Prove the following theorem: Look at the series $ \sum a_k x^k $ and denote its radius of convergence as $ R $. Suppose the series uniformly converges at $ [0,R) $, then it converges pointwise at $ R $.
One can prove the contrapositive, that is: If $ \sum a_k x^k $ does not converge pointwise at $ x_0 = R $. Then there is no uniform convergence of the series at $ [0,R) $
Proof from lecture notes: Suppose $ \sum a_k x^k $ does not converge pointwise at $ x_0 = R $. Suppose for the sake of contradiction that there is a uniform convergence at $ [0,R) $, then by Cauchy's criterion for uniform convergence we have that for all $ \epsilon>0 $ there exists $ n_0 $ s.t. for all $ m,n > n_0 $ it occurs that $ | \sup_{x\in [ 0,R) } \sum_{k=n}^{m} a_k x^k | < \epsilon $ and from continuity ( we talk about about a finite sum of continuous functions ) we get that $ | \sum_{k=n}^m a_k R^k | \leq \epsilon $.

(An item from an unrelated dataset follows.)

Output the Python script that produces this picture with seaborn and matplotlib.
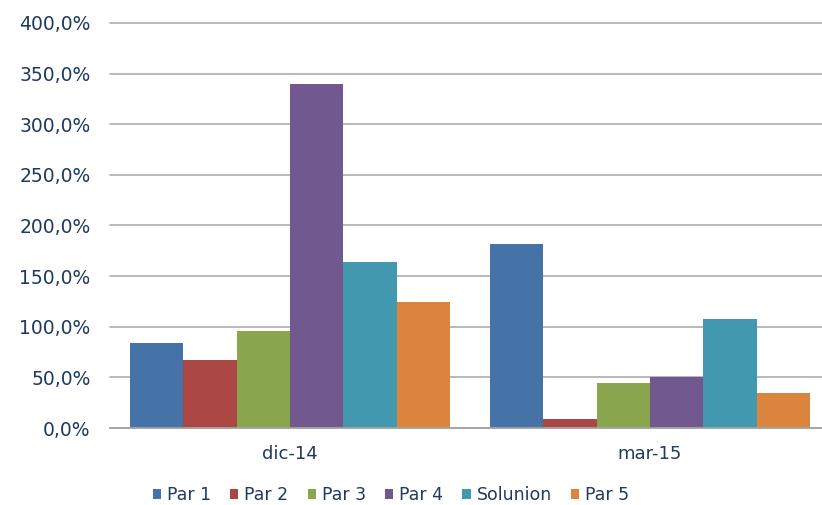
import matplotlib
matplotlib.use("Agg")
import matplotlib.pyplot as plt
from matplotlib.patches import Patch
from matplotlib.ticker import FuncFormatter, MultipleLocator
import seaborn as sns
import pandas as pd

# Periods on the x axis
periodos = ["dic-14", "mar-15"]

# Percentage values per series (one value per period)
series = ["Par 1", "Par 2", "Par 3", "Par 4", "Solunion", "Par 5"]
par_1 = [84.3, 181.5]
par_2 = [67.2, 8.6]
par_3 = [95.5, 44.5]
par_4 = [340.0, 50.0]
solunion = [164.0, 107.5]
par_5 = [124.2, 34.3]

colores = ["#4572A7", "#AA4643", "#89A54E", "#71588F", "#4198AF", "#DB843D"]

valores = [par_1, par_2, par_3, par_4, solunion, par_5]
df = pd.DataFrame(
    [(p, s, v[i]) for s, v in zip(series, valores) for i, p in enumerate(periodos)],
    columns=["periodo", "serie", "valor"],
)

sns.set_theme(style="white")
plt.rcParams["font.family"] = ["DejaVu Sans"]
texto = "#1F3A5F"

fig = plt.figure(figsize=(8.22, 5.05), dpi=100)
ax = fig.add_axes([110 / 822, 77 / 505, 720 / 822, 405 / 505])

sns.barplot(
    data=df, x="periodo", y="valor", hue="serie", order=periodos,
    hue_order=series, palette=colores, saturation=1, width=0.889,
    gap=0, linewidth=0, ax=ax, legend=False,
)

ax.set_ylim(0, 400)
ax.set_xlim(-0.5, 1.5)
ax.yaxis.set_major_locator(MultipleLocator(50))
ax.yaxis.set_major_formatter(
    FuncFormatter(lambda v, _: f"{v:.1f}".replace(".", ",") + "%")
)
ax.grid(axis="y", color="#A6A6A6", linewidth=1.1)
for gl in ax.get_ygridlines():
    gl.set_clip_on(False)
ax.set_axisbelow(True)
for s in ["top", "right", "left"]:
    ax.spines[s].set_visible(False)
ax.spines["bottom"].set_color("#A6A6A6")
ax.spines["bottom"].set_linewidth(1.3)
ax.tick_params(axis="y", length=0, pad=14, labelsize=13.5, labelcolor=texto)
ax.tick_params(axis="x", length=0, pad=12, labelsize=13, labelcolor=texto)
ax.set_xlabel("")
ax.set_ylabel("")

handles = [Patch(facecolor=c, edgecolor="none", label=s) for c, s in zip(colores, series)]
fig.legend(
    handles=handles, loc="center", bbox_to_anchor=(391 / 822, 1 - 495 / 505),
    ncol=6, frameon=False, fontsize=12.5, labelcolor=texto,
    handlelength=0.47, handleheight=0.47, handletextpad=0.35, columnspacing=1.1,
    borderaxespad=0,
)

fig.savefig("out.png", dpi=100)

Hence, at point $ R $ the series ( numerical series ) $ \sum a_k R^k $ satisfies Cauchy's criteria and specifically, converges - a contradiction.
I didn't understand the proof above from the line where it says " and from continuity ... ", and specifically, how they jumped to " $ | \sum_{k=n}^m a_k R^k | \leq \epsilon $ ", if you have any idea, can you please explain?
For each $x\in[0,R)$,$$\left|\sum_{k=n}^ma_kx^k\right|<\varepsilon.\tag1$$Now, suppose that$$\left|\sum_{k=n}^ma_kR^k\right|>\varepsilon.\tag2$$Then, since$$\begin{array}{ccc}[0,R]&\longrightarrow&\Bbb R\\x&\mapsto&\displaystyle\sum_{k=n}^ma_kx^k\end{array}$$is continuous at $R$, there is a $\delta>0$ such that$$|x-R|<\delta\implies\left|\sum_{k=n}^ma_kx^k-\sum_{k=n}^ma_kR^k\right|<\left|\sum_{k=n}^ma_kR^k\right|-\varepsilon.$$So, if $x\in[0,R]$ is such that $|x-R|<\delta$,\begin{align}\left|\sum_{k=n}^ma_kx^k\right|&=\left|\sum_{k=n}^ma_kx^k-\sum_{k=n}^ma_kR^k+\sum_{k=n}^ma_kR^k\right|\\&\geqslant\left|\sum_{k=n}^ma_kR^k\right|-\left|\sum_{k=n}^ma_kx^k-\sum_{k=n}^ma_kR^k\right|\\&>\left|\sum_{k=n}^ma_kR^k\right|-\left(\left|\sum_{k=n}^ma_kR^k\right|-\varepsilon\right)\\&=\varepsilon\end{align}and this is impossible, because of $(1)$. So, since $(2)$ doesn't hold, we have$$\left|\sum_{k=n}^ma_kR^k\right|\leqslant\varepsilon.$$